Your task -
State only how many lines below include the string "this".

— START OF Provided records —

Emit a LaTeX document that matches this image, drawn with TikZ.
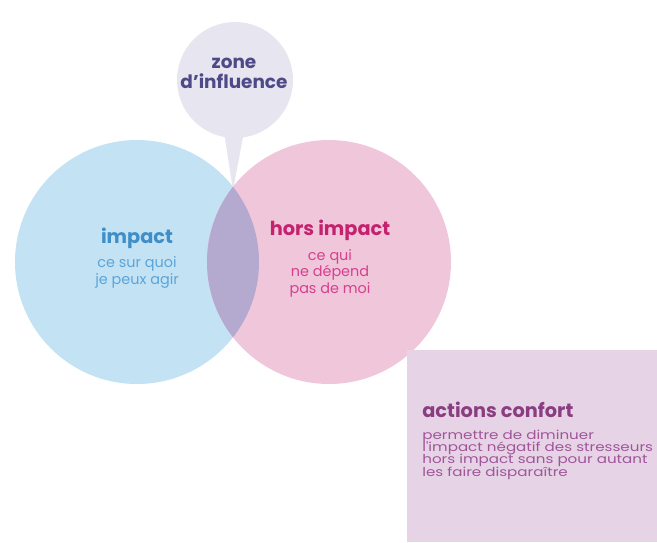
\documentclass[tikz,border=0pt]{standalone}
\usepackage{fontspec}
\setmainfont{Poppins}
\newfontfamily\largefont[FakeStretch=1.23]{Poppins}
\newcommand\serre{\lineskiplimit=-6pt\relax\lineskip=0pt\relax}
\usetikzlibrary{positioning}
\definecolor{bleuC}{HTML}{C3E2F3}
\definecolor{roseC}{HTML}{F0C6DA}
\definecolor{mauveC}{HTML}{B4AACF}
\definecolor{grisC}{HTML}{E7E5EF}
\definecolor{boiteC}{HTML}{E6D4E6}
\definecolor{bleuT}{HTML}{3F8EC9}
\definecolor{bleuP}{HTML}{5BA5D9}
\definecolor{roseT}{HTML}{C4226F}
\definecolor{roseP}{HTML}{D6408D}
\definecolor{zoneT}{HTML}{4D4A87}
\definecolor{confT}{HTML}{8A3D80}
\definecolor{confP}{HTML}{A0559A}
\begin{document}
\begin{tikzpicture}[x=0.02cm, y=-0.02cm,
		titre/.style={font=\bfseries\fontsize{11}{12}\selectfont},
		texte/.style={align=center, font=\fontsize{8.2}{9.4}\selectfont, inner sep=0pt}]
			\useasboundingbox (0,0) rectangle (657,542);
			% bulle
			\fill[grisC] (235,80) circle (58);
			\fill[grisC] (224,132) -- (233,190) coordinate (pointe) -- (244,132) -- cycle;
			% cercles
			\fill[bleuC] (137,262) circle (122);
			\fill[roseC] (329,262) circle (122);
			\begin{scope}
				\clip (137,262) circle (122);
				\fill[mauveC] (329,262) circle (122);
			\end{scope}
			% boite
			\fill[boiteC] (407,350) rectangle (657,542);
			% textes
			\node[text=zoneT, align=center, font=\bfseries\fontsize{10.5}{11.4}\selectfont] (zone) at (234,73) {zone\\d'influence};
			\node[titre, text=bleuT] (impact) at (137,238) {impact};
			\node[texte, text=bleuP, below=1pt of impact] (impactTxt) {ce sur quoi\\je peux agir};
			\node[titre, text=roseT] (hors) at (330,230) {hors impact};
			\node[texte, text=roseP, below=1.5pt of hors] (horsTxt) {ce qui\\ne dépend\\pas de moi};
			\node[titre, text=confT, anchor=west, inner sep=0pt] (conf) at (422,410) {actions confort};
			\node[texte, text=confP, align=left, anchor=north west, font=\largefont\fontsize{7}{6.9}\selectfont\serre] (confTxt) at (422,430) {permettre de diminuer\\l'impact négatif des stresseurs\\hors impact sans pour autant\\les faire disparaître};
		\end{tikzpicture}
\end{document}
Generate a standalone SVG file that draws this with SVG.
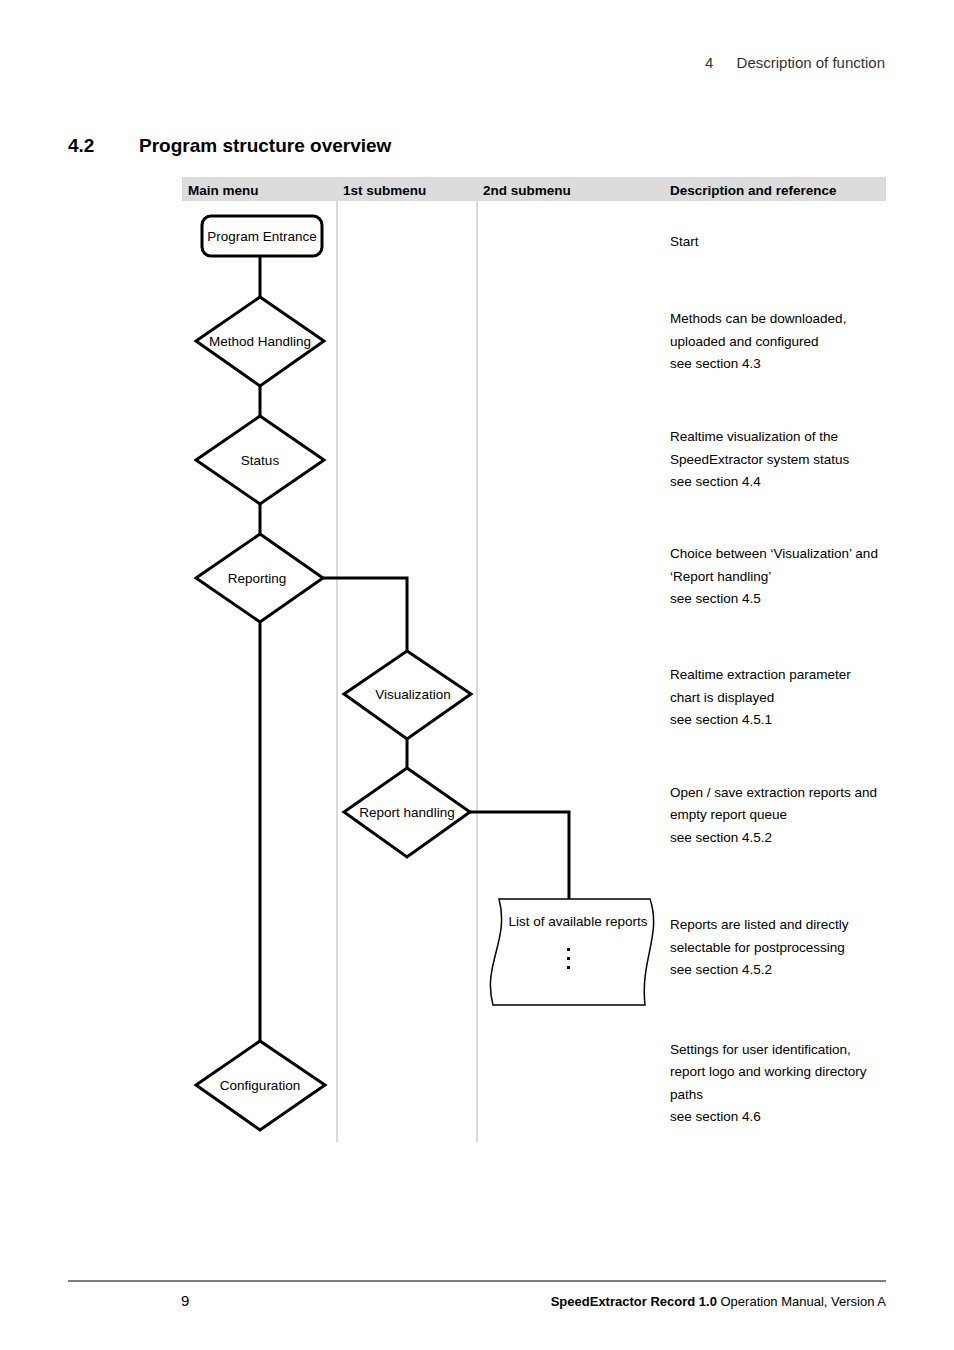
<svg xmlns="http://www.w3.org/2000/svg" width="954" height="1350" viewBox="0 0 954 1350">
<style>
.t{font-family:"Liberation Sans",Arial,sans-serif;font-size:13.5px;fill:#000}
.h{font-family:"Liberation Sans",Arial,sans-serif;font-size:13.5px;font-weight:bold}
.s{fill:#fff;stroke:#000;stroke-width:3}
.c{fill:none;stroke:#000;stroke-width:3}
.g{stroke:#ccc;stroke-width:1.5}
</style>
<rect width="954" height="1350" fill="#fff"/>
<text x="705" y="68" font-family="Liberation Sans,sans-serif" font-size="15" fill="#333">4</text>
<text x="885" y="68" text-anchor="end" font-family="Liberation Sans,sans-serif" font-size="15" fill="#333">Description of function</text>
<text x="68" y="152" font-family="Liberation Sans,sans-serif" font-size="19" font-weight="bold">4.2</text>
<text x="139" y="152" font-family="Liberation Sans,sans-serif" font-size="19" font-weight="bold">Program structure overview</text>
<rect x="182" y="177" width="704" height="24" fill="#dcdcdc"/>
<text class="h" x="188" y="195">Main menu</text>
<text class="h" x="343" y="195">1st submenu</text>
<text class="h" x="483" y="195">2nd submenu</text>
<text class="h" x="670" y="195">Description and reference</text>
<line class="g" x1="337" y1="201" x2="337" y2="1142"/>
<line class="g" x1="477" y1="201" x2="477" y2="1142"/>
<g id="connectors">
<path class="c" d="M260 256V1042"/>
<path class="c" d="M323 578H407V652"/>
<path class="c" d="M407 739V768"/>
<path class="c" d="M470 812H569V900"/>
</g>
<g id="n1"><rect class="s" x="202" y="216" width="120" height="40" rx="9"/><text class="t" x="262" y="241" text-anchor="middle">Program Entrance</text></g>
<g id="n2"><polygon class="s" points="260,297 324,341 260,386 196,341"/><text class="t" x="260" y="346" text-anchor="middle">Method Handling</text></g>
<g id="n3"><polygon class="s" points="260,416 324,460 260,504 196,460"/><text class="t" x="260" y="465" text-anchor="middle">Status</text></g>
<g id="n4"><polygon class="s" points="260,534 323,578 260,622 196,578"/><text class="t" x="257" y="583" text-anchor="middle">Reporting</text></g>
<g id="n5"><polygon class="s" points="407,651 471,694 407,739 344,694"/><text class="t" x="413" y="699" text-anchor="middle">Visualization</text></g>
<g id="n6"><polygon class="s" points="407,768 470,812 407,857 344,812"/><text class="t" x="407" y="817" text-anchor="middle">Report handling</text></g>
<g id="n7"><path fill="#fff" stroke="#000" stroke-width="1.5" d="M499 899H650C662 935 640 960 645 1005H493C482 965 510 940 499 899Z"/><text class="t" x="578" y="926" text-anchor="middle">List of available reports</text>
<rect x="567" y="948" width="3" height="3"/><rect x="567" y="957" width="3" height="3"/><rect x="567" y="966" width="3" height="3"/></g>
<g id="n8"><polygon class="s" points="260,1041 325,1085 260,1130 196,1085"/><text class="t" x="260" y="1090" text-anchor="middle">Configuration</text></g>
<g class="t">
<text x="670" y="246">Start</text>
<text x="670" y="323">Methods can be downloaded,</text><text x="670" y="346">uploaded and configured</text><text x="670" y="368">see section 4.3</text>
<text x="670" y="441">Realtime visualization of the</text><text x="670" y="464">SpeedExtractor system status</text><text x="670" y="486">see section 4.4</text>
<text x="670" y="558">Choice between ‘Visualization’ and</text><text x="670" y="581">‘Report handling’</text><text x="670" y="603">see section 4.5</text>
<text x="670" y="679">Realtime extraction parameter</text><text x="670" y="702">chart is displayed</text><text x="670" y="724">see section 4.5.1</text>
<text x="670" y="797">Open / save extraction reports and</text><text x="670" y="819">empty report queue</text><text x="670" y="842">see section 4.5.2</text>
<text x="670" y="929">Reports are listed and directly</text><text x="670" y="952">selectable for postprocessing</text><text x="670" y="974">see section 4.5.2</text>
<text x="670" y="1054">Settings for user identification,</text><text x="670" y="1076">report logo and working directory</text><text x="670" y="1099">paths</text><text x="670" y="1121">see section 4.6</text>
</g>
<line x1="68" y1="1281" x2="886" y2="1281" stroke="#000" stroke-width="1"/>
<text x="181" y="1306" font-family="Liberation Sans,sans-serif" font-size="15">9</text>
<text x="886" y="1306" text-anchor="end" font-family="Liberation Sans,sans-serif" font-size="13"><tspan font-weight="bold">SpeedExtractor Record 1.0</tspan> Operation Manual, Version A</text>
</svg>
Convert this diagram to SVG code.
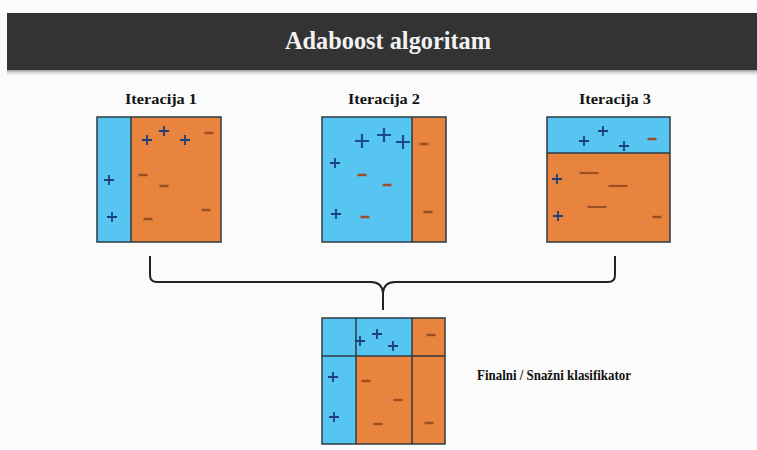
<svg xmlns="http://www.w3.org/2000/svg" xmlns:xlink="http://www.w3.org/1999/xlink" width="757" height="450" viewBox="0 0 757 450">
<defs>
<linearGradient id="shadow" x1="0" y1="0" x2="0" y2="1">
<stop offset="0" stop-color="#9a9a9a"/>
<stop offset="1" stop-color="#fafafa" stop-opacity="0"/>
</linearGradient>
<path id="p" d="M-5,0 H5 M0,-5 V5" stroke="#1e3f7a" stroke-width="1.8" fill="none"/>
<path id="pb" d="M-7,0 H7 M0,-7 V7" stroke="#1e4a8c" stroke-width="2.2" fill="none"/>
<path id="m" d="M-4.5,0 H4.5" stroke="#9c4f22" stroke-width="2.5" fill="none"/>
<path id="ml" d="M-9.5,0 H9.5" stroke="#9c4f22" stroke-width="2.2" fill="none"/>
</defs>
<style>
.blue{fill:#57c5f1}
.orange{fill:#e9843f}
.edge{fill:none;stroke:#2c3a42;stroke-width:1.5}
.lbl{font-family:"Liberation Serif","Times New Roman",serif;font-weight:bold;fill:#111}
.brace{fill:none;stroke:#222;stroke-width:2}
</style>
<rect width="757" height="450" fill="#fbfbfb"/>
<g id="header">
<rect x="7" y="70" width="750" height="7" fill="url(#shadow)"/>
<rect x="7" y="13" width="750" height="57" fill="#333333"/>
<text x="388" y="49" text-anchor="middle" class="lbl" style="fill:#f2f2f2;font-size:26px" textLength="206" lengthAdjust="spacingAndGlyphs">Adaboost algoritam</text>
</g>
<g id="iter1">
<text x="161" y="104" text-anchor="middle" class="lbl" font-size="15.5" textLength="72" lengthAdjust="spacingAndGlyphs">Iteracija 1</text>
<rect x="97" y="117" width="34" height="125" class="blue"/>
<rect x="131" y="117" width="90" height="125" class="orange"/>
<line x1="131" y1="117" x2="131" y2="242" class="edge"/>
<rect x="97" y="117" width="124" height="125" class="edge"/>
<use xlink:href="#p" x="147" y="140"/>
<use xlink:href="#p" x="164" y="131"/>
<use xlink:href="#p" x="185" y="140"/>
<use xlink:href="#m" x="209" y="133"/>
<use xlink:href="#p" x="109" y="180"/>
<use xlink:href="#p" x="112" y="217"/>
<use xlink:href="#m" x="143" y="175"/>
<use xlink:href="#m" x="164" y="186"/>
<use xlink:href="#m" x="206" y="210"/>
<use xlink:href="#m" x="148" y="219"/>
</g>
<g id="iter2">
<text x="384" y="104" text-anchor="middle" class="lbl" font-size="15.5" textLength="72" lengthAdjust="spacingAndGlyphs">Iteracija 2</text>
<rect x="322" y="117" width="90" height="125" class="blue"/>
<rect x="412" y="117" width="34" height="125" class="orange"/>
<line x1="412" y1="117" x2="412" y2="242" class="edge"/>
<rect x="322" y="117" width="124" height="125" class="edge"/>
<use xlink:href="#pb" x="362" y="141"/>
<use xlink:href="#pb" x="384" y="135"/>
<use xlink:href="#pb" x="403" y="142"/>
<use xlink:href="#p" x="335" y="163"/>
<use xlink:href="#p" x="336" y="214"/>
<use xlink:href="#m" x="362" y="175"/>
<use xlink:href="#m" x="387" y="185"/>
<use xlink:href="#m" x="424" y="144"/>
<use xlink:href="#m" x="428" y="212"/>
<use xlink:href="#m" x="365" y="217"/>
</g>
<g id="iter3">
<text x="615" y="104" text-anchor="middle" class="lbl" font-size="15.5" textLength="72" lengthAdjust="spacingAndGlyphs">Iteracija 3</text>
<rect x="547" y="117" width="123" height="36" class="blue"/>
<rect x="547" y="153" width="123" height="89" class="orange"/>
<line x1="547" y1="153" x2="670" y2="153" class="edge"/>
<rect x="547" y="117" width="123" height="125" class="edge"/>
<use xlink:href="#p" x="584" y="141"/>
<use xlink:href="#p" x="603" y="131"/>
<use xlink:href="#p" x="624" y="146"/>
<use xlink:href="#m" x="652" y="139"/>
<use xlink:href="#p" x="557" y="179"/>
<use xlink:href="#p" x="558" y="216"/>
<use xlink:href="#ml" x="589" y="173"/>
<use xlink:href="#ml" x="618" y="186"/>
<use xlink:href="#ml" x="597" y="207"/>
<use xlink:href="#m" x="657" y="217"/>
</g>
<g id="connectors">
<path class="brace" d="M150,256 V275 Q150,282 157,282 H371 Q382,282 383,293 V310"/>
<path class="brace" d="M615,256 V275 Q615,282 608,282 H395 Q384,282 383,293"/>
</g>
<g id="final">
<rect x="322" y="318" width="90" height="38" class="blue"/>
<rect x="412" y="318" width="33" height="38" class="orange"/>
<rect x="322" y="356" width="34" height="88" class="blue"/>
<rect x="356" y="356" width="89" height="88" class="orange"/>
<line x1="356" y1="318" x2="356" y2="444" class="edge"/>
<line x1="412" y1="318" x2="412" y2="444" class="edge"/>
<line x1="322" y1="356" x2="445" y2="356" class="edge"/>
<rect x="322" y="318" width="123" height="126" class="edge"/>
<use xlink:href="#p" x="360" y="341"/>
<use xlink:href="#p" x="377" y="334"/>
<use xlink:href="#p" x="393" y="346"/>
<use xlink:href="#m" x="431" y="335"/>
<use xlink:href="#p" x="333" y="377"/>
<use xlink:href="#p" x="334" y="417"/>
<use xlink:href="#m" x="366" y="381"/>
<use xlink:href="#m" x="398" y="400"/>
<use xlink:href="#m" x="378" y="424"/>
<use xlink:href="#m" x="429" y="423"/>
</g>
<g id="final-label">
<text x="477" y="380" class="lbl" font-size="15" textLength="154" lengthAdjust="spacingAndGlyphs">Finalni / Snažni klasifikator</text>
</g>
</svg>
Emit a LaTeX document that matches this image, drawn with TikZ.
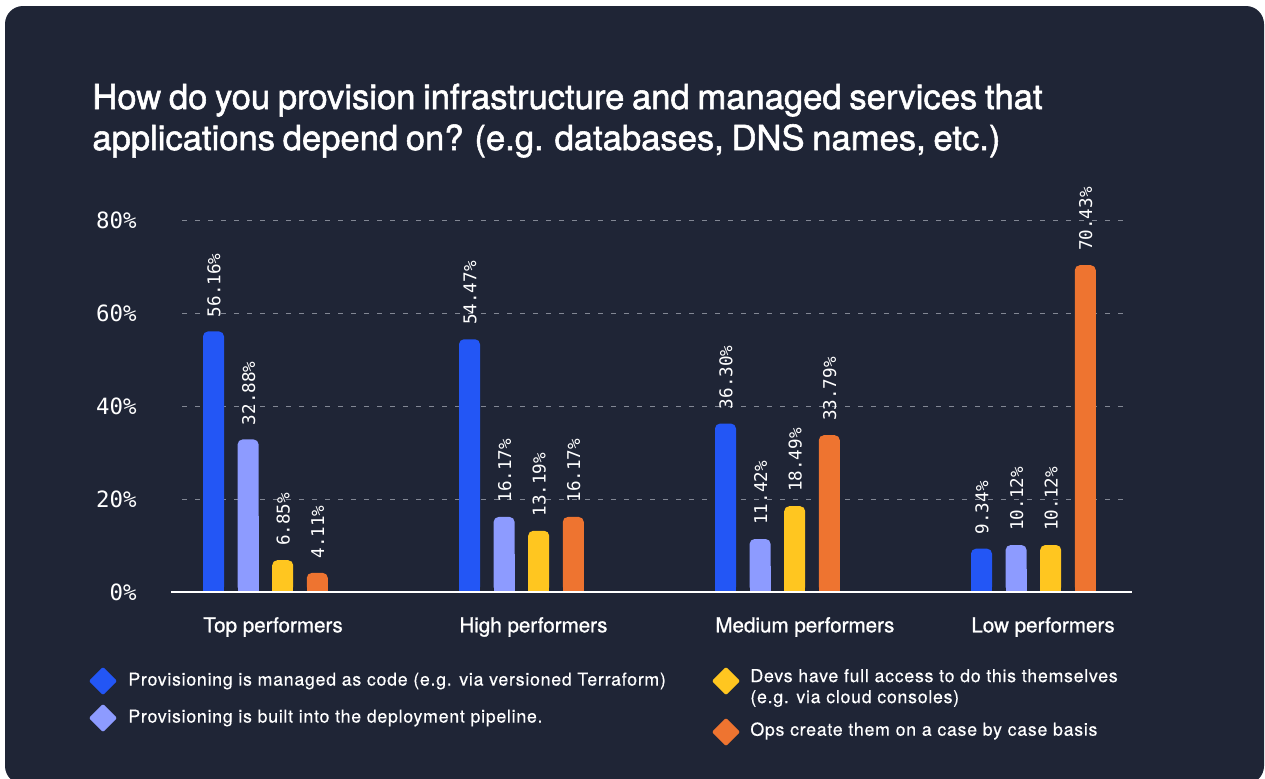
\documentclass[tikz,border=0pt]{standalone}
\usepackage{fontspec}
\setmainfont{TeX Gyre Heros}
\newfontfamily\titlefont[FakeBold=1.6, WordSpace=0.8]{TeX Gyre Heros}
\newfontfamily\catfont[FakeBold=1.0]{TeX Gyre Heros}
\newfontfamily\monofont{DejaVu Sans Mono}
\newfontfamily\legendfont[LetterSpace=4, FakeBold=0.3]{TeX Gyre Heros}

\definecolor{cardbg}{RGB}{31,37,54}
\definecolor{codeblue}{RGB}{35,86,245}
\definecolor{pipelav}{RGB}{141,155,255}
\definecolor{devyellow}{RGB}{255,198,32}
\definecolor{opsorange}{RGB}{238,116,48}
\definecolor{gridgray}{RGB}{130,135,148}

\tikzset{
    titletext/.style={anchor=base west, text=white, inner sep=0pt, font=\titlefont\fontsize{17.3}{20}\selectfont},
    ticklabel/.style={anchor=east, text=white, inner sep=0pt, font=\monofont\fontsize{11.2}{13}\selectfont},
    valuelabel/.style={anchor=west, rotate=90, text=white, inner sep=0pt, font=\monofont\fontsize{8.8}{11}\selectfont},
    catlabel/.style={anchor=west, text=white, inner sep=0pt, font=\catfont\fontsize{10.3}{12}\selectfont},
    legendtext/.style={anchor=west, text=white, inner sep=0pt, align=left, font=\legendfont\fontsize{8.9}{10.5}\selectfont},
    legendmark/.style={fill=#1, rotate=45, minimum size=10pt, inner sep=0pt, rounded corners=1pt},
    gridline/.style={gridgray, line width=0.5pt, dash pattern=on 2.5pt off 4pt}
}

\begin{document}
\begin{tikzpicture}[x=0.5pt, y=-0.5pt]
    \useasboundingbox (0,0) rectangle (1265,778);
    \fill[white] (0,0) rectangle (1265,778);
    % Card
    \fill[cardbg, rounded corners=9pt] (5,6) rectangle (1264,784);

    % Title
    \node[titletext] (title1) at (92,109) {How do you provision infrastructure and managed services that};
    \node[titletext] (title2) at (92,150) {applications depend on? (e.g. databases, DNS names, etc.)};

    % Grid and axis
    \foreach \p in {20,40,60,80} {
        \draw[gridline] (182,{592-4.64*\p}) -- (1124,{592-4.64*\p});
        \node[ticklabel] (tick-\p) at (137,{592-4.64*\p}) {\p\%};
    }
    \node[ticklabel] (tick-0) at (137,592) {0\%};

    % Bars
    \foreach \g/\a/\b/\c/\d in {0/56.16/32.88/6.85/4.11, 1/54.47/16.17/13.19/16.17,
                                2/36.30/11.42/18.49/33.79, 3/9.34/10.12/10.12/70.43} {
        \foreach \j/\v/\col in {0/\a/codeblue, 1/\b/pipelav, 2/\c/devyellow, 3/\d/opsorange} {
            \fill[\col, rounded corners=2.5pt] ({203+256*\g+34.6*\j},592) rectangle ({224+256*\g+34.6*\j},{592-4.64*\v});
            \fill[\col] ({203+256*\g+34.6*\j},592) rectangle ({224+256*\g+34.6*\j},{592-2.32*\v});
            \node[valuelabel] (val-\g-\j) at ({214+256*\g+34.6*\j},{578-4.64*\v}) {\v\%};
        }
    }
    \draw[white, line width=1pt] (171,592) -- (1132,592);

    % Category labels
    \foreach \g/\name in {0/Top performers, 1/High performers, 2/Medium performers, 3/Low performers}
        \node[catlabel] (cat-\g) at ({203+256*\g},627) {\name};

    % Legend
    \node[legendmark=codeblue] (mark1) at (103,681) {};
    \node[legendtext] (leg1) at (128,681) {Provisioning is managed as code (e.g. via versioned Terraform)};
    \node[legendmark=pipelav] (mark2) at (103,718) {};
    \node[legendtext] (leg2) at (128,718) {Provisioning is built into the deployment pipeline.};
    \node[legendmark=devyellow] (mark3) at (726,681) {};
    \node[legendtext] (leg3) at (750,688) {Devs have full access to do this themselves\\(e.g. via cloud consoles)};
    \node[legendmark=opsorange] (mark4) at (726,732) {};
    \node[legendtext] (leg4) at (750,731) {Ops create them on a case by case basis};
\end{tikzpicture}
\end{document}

— END OF Provided records —

Response to the task -
5